● Request
Write every line out verbatim and omit the pictures.

%%

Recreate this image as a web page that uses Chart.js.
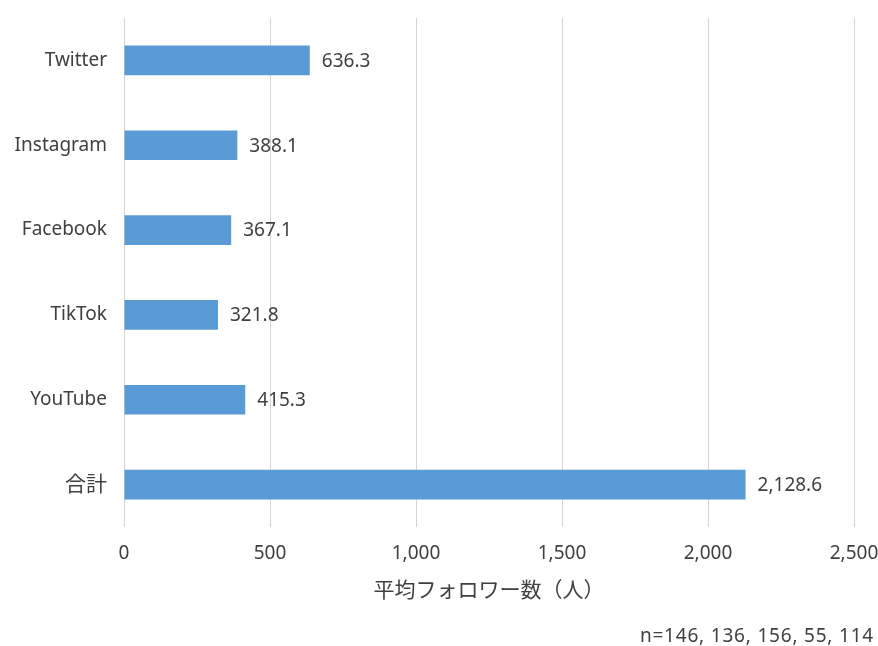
<!DOCTYPE html>
<html lang="ja">
<head>
<meta charset="UTF-8">
<title>平均フォロワー数</title>
<script src="https://cdn.jsdelivr.net/npm/chart.js@4/dist/chart.umd.min.js"></script>
<style>
    html, body { margin: 0; padding: 0; background: #ffffff; }
    .wrap { position: relative; width: 878px; height: 646px; }
    #followerChart { position: absolute; left: 0; top: 0; }
    .note {
        position: absolute; right: 4px; top: 622px;
        font-family: 'Noto Sans', 'Noto Sans CJK JP', sans-serif; font-size: 19px; color: #404040;
        letter-spacing: 0.8px;
    }
</style>
</head>
<body>
<div class="wrap">
    <canvas id="followerChart" width="878" height="646"></canvas>
    <div class="note">n=146, 136, 156, 55, 114</div>
</div>
<script>
// data
const platforms = ['Twitter', 'Instagram', 'Facebook', 'TikTok', 'YouTube', '合計'];
const avgFollowers = [636.3, 388.1, 367.1, 321.8, 415.3, 2128.6];
const xTicks = [0, 500, 1000, 1500, 2000, 2500];
const xTitle = '平均フォロワー数（人）';

const fontFamily = "'Noto Sans', 'Noto Sans CJK JP', sans-serif";
const textColor = '#404040';

// value labels to the right of each bar
const valueLabels = {
    id: 'valueLabels',
    afterDatasetsDraw(chart) {
        const ctx = chart.ctx;
        const meta = chart.getDatasetMeta(0);
        ctx.save();
        ctx.font = '19px ' + fontFamily;
        ctx.fillStyle = textColor;
        ctx.textAlign = 'left';
        ctx.textBaseline = 'middle';
        meta.data.forEach((bar, i) => {
            const txt = avgFollowers[i].toLocaleString('en-US', { minimumFractionDigits: 1, maximumFractionDigits: 1 });
            ctx.fillText(txt, bar.x + 12, bar.y + 1);
        });
        ctx.restore();
    }
};

new Chart(document.getElementById('followerChart'), {
    type: 'bar',
    data: {
        labels: platforms,
        datasets: [{
            data: avgFollowers,
            backgroundColor: '#5b9bd5',
            borderWidth: 0,
            categoryPercentage: 1,
            barPercentage: 0.35
        }]
    },
    options: {
        indexAxis: 'y',
        responsive: false,
        animation: false,
        events: [],
        layout: { padding: { top: 18, right: 24, left: 0, bottom: 0 } },
        plugins: {
            legend: { display: false },
            tooltip: { enabled: false }
        },
        scales: {
            x: {
                min: 0,
                max: 2500,
                afterBuildTicks(axis) {
                    axis.ticks = xTicks.map(v => ({ value: v }));
                },
                afterFit(axis) {
                    axis.height = 119;
                    axis.paddingLeft = 0;
                    axis.paddingRight = 0;
                },
                grid: { color: '#d4d4d4', lineWidth: 1, drawTicks: false },
                border: { display: false },
                ticks: {
                    padding: 15,
                    color: textColor,
                    font: { family: fontFamily, size: 19 },
                    callback: v => v.toLocaleString('en-US')
                },
                title: {
                    display: true,
                    text: xTitle,
                    color: textColor,
                    font: { family: fontFamily, size: 21 },
                    padding: { top: 4, bottom: 42 }
                }
            },
            y: {
                afterFit(axis) {
                    axis.width = 124;
                    axis.paddingTop = 0;
                    axis.paddingBottom = 0;
                },
                grid: { display: false, drawTicks: false },
                border: { display: false },
                ticks: {
                    padding: 17,
                    color: textColor,
                    font: ctx => ({ family: fontFamily, size: ctx.tick && ctx.tick.label === '合計' ? 21 : 19 })
                }
            }
        }
    },
    plugins: [valueLabels]
});
</script>
</body>
</html>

%%

● Response to this exercise
Recreate this image as a web page that uses Chart.js.
<!DOCTYPE html>
<html lang="ja">
<head>
<meta charset="UTF-8">
<title>平均フォロワー数</title>
<script src="https://cdn.jsdelivr.net/npm/chart.js@4/dist/chart.umd.min.js"></script>
<style>
    html, body { margin: 0; padding: 0; background: #ffffff; }
    .wrap { position: relative; width: 878px; height: 646px; }
    #followerChart { position: absolute; left: 0; top: 0; }
    .note {
        position: absolute; right: 4px; top: 622px;
        font-family: 'Noto Sans', 'Noto Sans CJK JP', sans-serif; font-size: 19px; color: #404040;
        letter-spacing: 0.8px;
    }
</style>
</head>
<body>
<div class="wrap">
    <canvas id="followerChart" width="878" height="646"></canvas>
    <div class="note">n=146, 136, 156, 55, 114</div>
</div>
<script>
// data
const platforms = ['Twitter', 'Instagram', 'Facebook', 'TikTok', 'YouTube', '合計'];
const avgFollowers = [636.3, 388.1, 367.1, 321.8, 415.3, 2128.6];
const xTicks = [0, 500, 1000, 1500, 2000, 2500];
const xTitle = '平均フォロワー数（人）';

const fontFamily = "'Noto Sans', 'Noto Sans CJK JP', sans-serif";
const textColor = '#404040';

// value labels to the right of each bar
const valueLabels = {
    id: 'valueLabels',
    afterDatasetsDraw(chart) {
        const ctx = chart.ctx;
        const meta = chart.getDatasetMeta(0);
        ctx.save();
        ctx.font = '19px ' + fontFamily;
        ctx.fillStyle = textColor;
        ctx.textAlign = 'left';
        ctx.textBaseline = 'middle';
        meta.data.forEach((bar, i) => {
            const txt = avgFollowers[i].toLocaleString('en-US', { minimumFractionDigits: 1, maximumFractionDigits: 1 });
            ctx.fillText(txt, bar.x + 12, bar.y + 1);
        });
        ctx.restore();
    }
};

new Chart(document.getElementById('followerChart'), {
    type: 'bar',
    data: {
        labels: platforms,
        datasets: [{
            data: avgFollowers,
            backgroundColor: '#5b9bd5',
            borderWidth: 0,
            categoryPercentage: 1,
            barPercentage: 0.35
        }]
    },
    options: {
        indexAxis: 'y',
        responsive: false,
        animation: false,
        events: [],
        layout: { padding: { top: 18, right: 24, left: 0, bottom: 0 } },
        plugins: {
            legend: { display: false },
            tooltip: { enabled: false }
        },
        scales: {
            x: {
                min: 0,
                max: 2500,
                afterBuildTicks(axis) {
                    axis.ticks = xTicks.map(v => ({ value: v }));
                },
                afterFit(axis) {
                    axis.height = 119;
                    axis.paddingLeft = 0;
                    axis.paddingRight = 0;
                },
                grid: { color: '#d4d4d4', lineWidth: 1, drawTicks: false },
                border: { display: false },
                ticks: {
                    padding: 15,
                    color: textColor,
                    font: { family: fontFamily, size: 19 },
                    callback: v => v.toLocaleString('en-US')
                },
                title: {
                    display: true,
                    text: xTitle,
                    color: textColor,
                    font: { family: fontFamily, size: 21 },
                    padding: { top: 4, bottom: 42 }
                }
            },
            y: {
                afterFit(axis) {
                    axis.width = 124;
                    axis.paddingTop = 0;
                    axis.paddingBottom = 0;
                },
                grid: { display: false, drawTicks: false },
                border: { display: false },
                ticks: {
                    padding: 17,
                    color: textColor,
                    font: ctx => ({ family: fontFamily, size: ctx.tick && ctx.tick.label === '合計' ? 21 : 19 })
                }
            }
        }
    },
    plugins: [valueLabels]
});
</script>
</body>
</html>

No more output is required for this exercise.